Düsseldorf. Wenn Polizist Friedrich Wolf sich vorstellt, dann häufig mit den Worten: „Wolf. Wie das Schaf nur böser.“ So ganz stimmt das nicht. Denn Bosheit kann man dem Ermittler in Sebastian Thiels neuem Roman „Sei ganz still“ nicht nachsagen. Eher Gleichgültigkeit. Allerdings kann, wer gleichgültig ist, dem Bösen Raum geben.
Sebastian Thiels erster Noir-Krimi spielt im Frühjahr 1938. Der SS-Arzt Ernst Kampa holt Wolf aus dem Strafgefangenenlager Aschendorfermoor, damit der in Düsseldorf nach seiner verschwundenen Verlobten sucht. Wolf, körperlich ein Wrack, beugt sich dem Befehl.
Doch Friedrich Wolf ist einer, der sich mehr oder weniger raushält aus der Politik. Es sei denn, es geht ihm selbst an den Kragen — oder den Menschen, die er liebt. Und so wird Wolf, der notorische Schläger und Säufer, der viel Zeit im Hurenhaus verbringt, unversehens doch zu einem, der ein Kind an der Hand durch den dunklen Wald in Sicherheit bringt und sich das knurrende Raubtier für andere aufspart.

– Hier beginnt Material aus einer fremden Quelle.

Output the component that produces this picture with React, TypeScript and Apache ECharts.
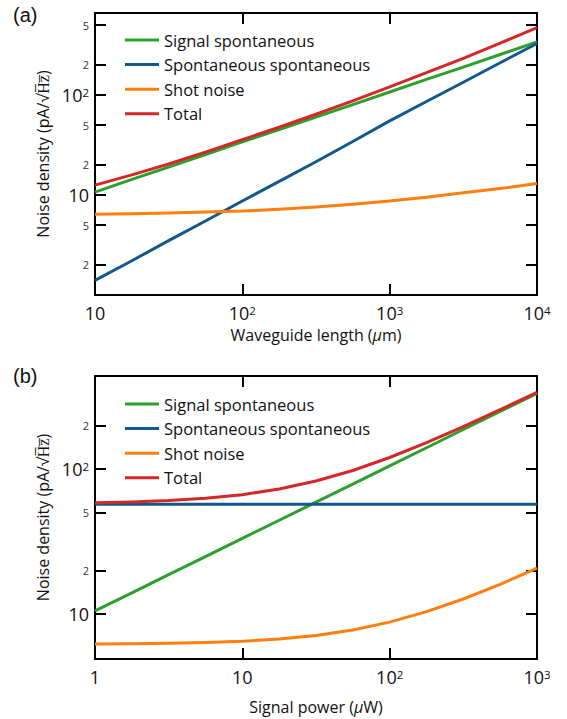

Ihm als Leser bei dieser Wandlung zuzusehen, macht sicher den Reiz des Romans aus — auch wenn nach all dem spannenden Versteckspiel, den blutigen Faustkämpfen und der (übrigens verzichtbaren) Bettszene, die Auflösung zwar recht überbordend, aber nicht allzu überraschend daherkommt: Die wilde Jagd endet (so viel darf verraten werden) in einer wilden Schießerei. Am Ende muss sich Wolf entscheiden, gegen sein eigenes Leben oder für den einfachen Weg und zwar: Einfach ins Auto zu steigen und den „ganzen Mist hinter sich zu lassen“.
Gewöhnungsbedürftig ist sicher die Ansiedlung des Krimis in Deutschland im Jahr 1938. Zumal der Leser weiß, dass Geschichten wie solche, die im Roman dann doch ein möglicherweise ein gutes Ende findet, in Wirklichkeit ganz anders ausgingen. Wie er selbst dazu steht, muss jeder Leser für sich entscheiden — der Spannung tut dies zumindest keinen Abbruch.